**Data block:**
● ● ●

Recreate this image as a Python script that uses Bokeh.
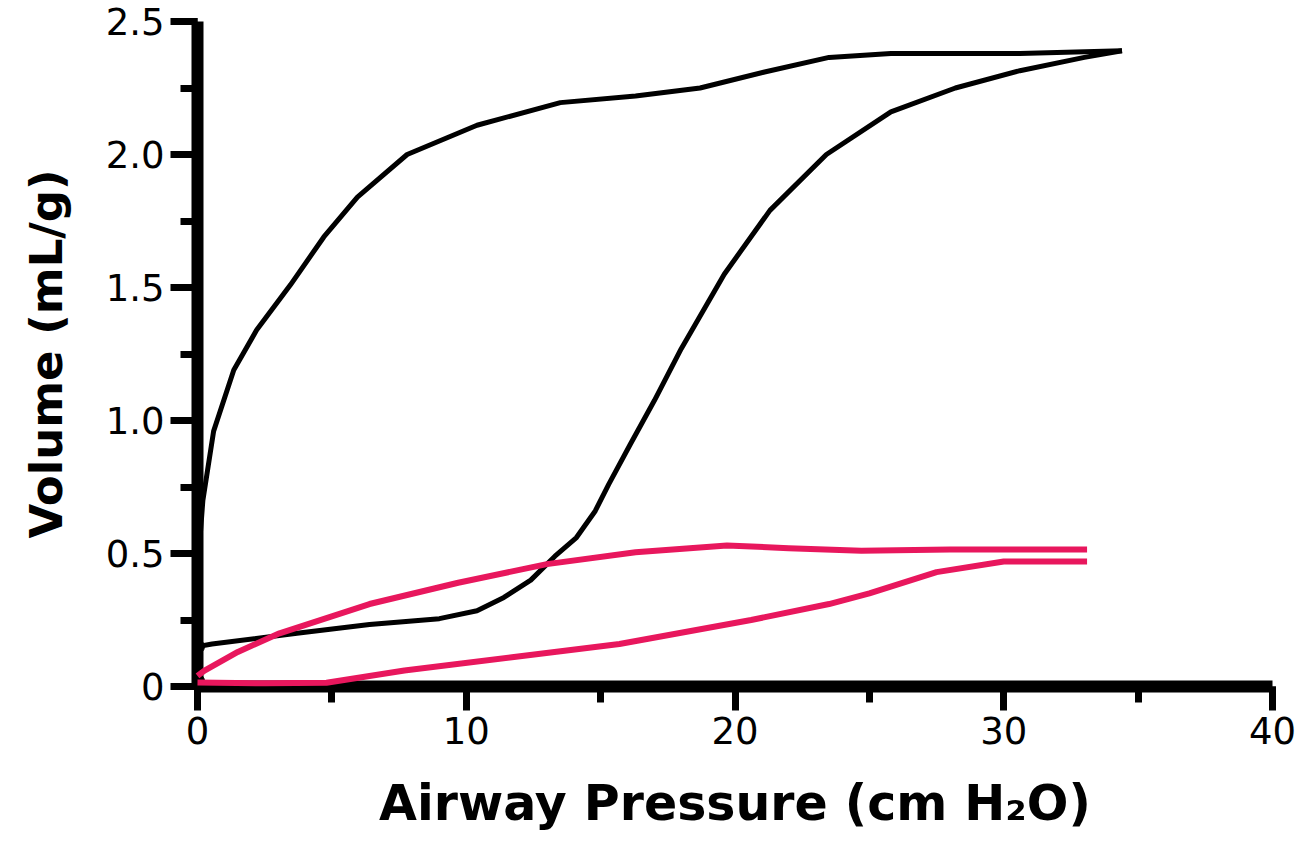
from bokeh.plotting import figure
from bokeh.models import Range1d, SingleIntervalTicker
from bokeh.embed import file_html
from bokeh.resources import INLINE

# Black loop: inflation and deflation limbs
black_infl_x = [0, 0.54, 3.7, 6.4, 9.0, 10.4, 11.4, 12.4, 13.3, 14.1, 14.8, 15.3, 16.1, 17.0, 18.0, 19.6, 21.3, 23.4, 25.8, 28.2, 30.6, 33.0, 34.4]
black_infl_y = [0.15, 0.16, 0.20, 0.233, 0.255, 0.285, 0.335, 0.40, 0.49, 0.56, 0.66, 0.76, 0.91, 1.075, 1.27, 1.55, 1.79, 2.00, 2.16, 2.25, 2.315, 2.365, 2.39]
black_defl_x = [34.4, 30.6, 25.8, 23.5, 21.1, 18.7, 16.3, 13.5, 10.4, 7.8, 5.95, 4.7, 3.46, 2.2, 1.35, 0.6, 0.2, 0.05, 0]
black_defl_y = [2.39, 2.38, 2.38, 2.365, 2.31, 2.25, 2.22, 2.195, 2.11, 2.00, 1.84, 1.69, 1.51, 1.34, 1.19, 0.96, 0.70, 0.50, 0.15]

# Pink loop: inflation and deflation limbs
pink_infl_x = [0, 2.5, 4.8, 7.7, 11.7, 15.7, 20.6, 23.5, 25, 27.5, 30, 33.1]
pink_infl_y = [0.015, 0.012, 0.014, 0.06, 0.11, 0.16, 0.25, 0.31, 0.35, 0.43, 0.47, 0.47]
pink_defl_x = [33.1, 28, 24.7, 22, 19.7, 16.3, 13.0, 9.7, 6.4, 3.05, 1.5, 0.26, 0]
pink_defl_y = [0.515, 0.515, 0.51, 0.52, 0.53, 0.505, 0.46, 0.39, 0.31, 0.20, 0.13, 0.06, 0.04]

# Starting points on the volume axis
start_x = [0, 0]
start_y = [0.15, 0.02]

x_label = "Airway Pressure (cm H\u2082O)"
y_label = "Volume (mL/g)"

PINK = "#E8175D"

p = figure(width=1303, height=857, output_backend="svg", toolbar_location=None,
           x_range=Range1d(0, 40), y_range=Range1d(0, 2.5),
           min_border_left=197, min_border_right=31, min_border_top=21, min_border_bottom=171)
p.outline_line_color = None
p.xgrid.visible = False
p.ygrid.visible = False

p.line(black_infl_x, black_infl_y, line_color="black", line_width=5, line_join="round")
p.line(black_defl_x, black_defl_y, line_color="black", line_width=5, line_join="round")
p.scatter(start_x, start_y, size=14, color="black")
p.line(pink_infl_x, pink_infl_y, line_color=PINK, line_width=6, line_join="round", level="overlay")
p.line(pink_defl_x, pink_defl_y, line_color=PINK, line_width=6, line_join="round", level="overlay")

p.xaxis.ticker = SingleIntervalTicker(interval=10, num_minor_ticks=2)
p.yaxis.ticker = SingleIntervalTicker(interval=0.5, num_minor_ticks=2)
p.yaxis.major_label_overrides = {0: "0", 0.5: "0.5", 1: "1.0", 1.5: "1.5", 2: "2.0", 2.5: "2.5"}

for ax in (p.xaxis[0], p.yaxis[0]):
    ax.axis_line_width = 12
    ax.axis_line_color = "black"
    ax.major_tick_line_width = 7
    ax.minor_tick_line_width = 7
    ax.major_tick_in = 0
    ax.minor_tick_in = 0
    ax.major_label_text_font = "DejaVu Sans"
    ax.major_label_text_font_size = "37px"
    ax.major_label_text_color = "black"
    ax.axis_label_text_font = "DejaVu Sans"
    ax.axis_label_text_font_style = "bold"
    ax.axis_label_text_color = "black"

p.yaxis.major_tick_out = 27
p.yaxis.minor_tick_out = 17
p.yaxis.major_label_standoff = 6
p.yaxis.axis_label = y_label
p.yaxis.axis_label_text_font_size = "45px"
p.yaxis.axis_label_standoff = 30

p.xaxis.major_tick_out = 24
p.xaxis.minor_tick_out = 16
p.xaxis.major_label_standoff = 6
p.xaxis.axis_label = x_label
p.xaxis.axis_label_text_font_size = "49px"
p.xaxis.axis_label_standoff = 28

open("out.html", "w").write(file_html(p, INLINE))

● ● ●

**What you will do:** Repeat the data exactly, excluding the pictures.

**The solution:**
Recreate this image as a Python script that uses Bokeh.
from bokeh.plotting import figure
from bokeh.models import Range1d, SingleIntervalTicker
from bokeh.embed import file_html
from bokeh.resources import INLINE

# Black loop: inflation and deflation limbs
black_infl_x = [0, 0.54, 3.7, 6.4, 9.0, 10.4, 11.4, 12.4, 13.3, 14.1, 14.8, 15.3, 16.1, 17.0, 18.0, 19.6, 21.3, 23.4, 25.8, 28.2, 30.6, 33.0, 34.4]
black_infl_y = [0.15, 0.16, 0.20, 0.233, 0.255, 0.285, 0.335, 0.40, 0.49, 0.56, 0.66, 0.76, 0.91, 1.075, 1.27, 1.55, 1.79, 2.00, 2.16, 2.25, 2.315, 2.365, 2.39]
black_defl_x = [34.4, 30.6, 25.8, 23.5, 21.1, 18.7, 16.3, 13.5, 10.4, 7.8, 5.95, 4.7, 3.46, 2.2, 1.35, 0.6, 0.2, 0.05, 0]
black_defl_y = [2.39, 2.38, 2.38, 2.365, 2.31, 2.25, 2.22, 2.195, 2.11, 2.00, 1.84, 1.69, 1.51, 1.34, 1.19, 0.96, 0.70, 0.50, 0.15]

# Pink loop: inflation and deflation limbs
pink_infl_x = [0, 2.5, 4.8, 7.7, 11.7, 15.7, 20.6, 23.5, 25, 27.5, 30, 33.1]
pink_infl_y = [0.015, 0.012, 0.014, 0.06, 0.11, 0.16, 0.25, 0.31, 0.35, 0.43, 0.47, 0.47]
pink_defl_x = [33.1, 28, 24.7, 22, 19.7, 16.3, 13.0, 9.7, 6.4, 3.05, 1.5, 0.26, 0]
pink_defl_y = [0.515, 0.515, 0.51, 0.52, 0.53, 0.505, 0.46, 0.39, 0.31, 0.20, 0.13, 0.06, 0.04]

# Starting points on the volume axis
start_x = [0, 0]
start_y = [0.15, 0.02]

x_label = "Airway Pressure (cm H\u2082O)"
y_label = "Volume (mL/g)"

PINK = "#E8175D"

p = figure(width=1303, height=857, output_backend="svg", toolbar_location=None,
           x_range=Range1d(0, 40), y_range=Range1d(0, 2.5),
           min_border_left=197, min_border_right=31, min_border_top=21, min_border_bottom=171)
p.outline_line_color = None
p.xgrid.visible = False
p.ygrid.visible = False

p.line(black_infl_x, black_infl_y, line_color="black", line_width=5, line_join="round")
p.line(black_defl_x, black_defl_y, line_color="black", line_width=5, line_join="round")
p.scatter(start_x, start_y, size=14, color="black")
p.line(pink_infl_x, pink_infl_y, line_color=PINK, line_width=6, line_join="round", level="overlay")
p.line(pink_defl_x, pink_defl_y, line_color=PINK, line_width=6, line_join="round", level="overlay")

p.xaxis.ticker = SingleIntervalTicker(interval=10, num_minor_ticks=2)
p.yaxis.ticker = SingleIntervalTicker(interval=0.5, num_minor_ticks=2)
p.yaxis.major_label_overrides = {0: "0", 0.5: "0.5", 1: "1.0", 1.5: "1.5", 2: "2.0", 2.5: "2.5"}

for ax in (p.xaxis[0], p.yaxis[0]):
    ax.axis_line_width = 12
    ax.axis_line_color = "black"
    ax.major_tick_line_width = 7
    ax.minor_tick_line_width = 7
    ax.major_tick_in = 0
    ax.minor_tick_in = 0
    ax.major_label_text_font = "DejaVu Sans"
    ax.major_label_text_font_size = "37px"
    ax.major_label_text_color = "black"
    ax.axis_label_text_font = "DejaVu Sans"
    ax.axis_label_text_font_style = "bold"
    ax.axis_label_text_color = "black"

p.yaxis.major_tick_out = 27
p.yaxis.minor_tick_out = 17
p.yaxis.major_label_standoff = 6
p.yaxis.axis_label = y_label
p.yaxis.axis_label_text_font_size = "45px"
p.yaxis.axis_label_standoff = 30

p.xaxis.major_tick_out = 24
p.xaxis.minor_tick_out = 16
p.xaxis.major_label_standoff = 6
p.xaxis.axis_label = x_label
p.xaxis.axis_label_text_font_size = "49px"
p.xaxis.axis_label_standoff = 28

open("out.html", "w").write(file_html(p, INLINE))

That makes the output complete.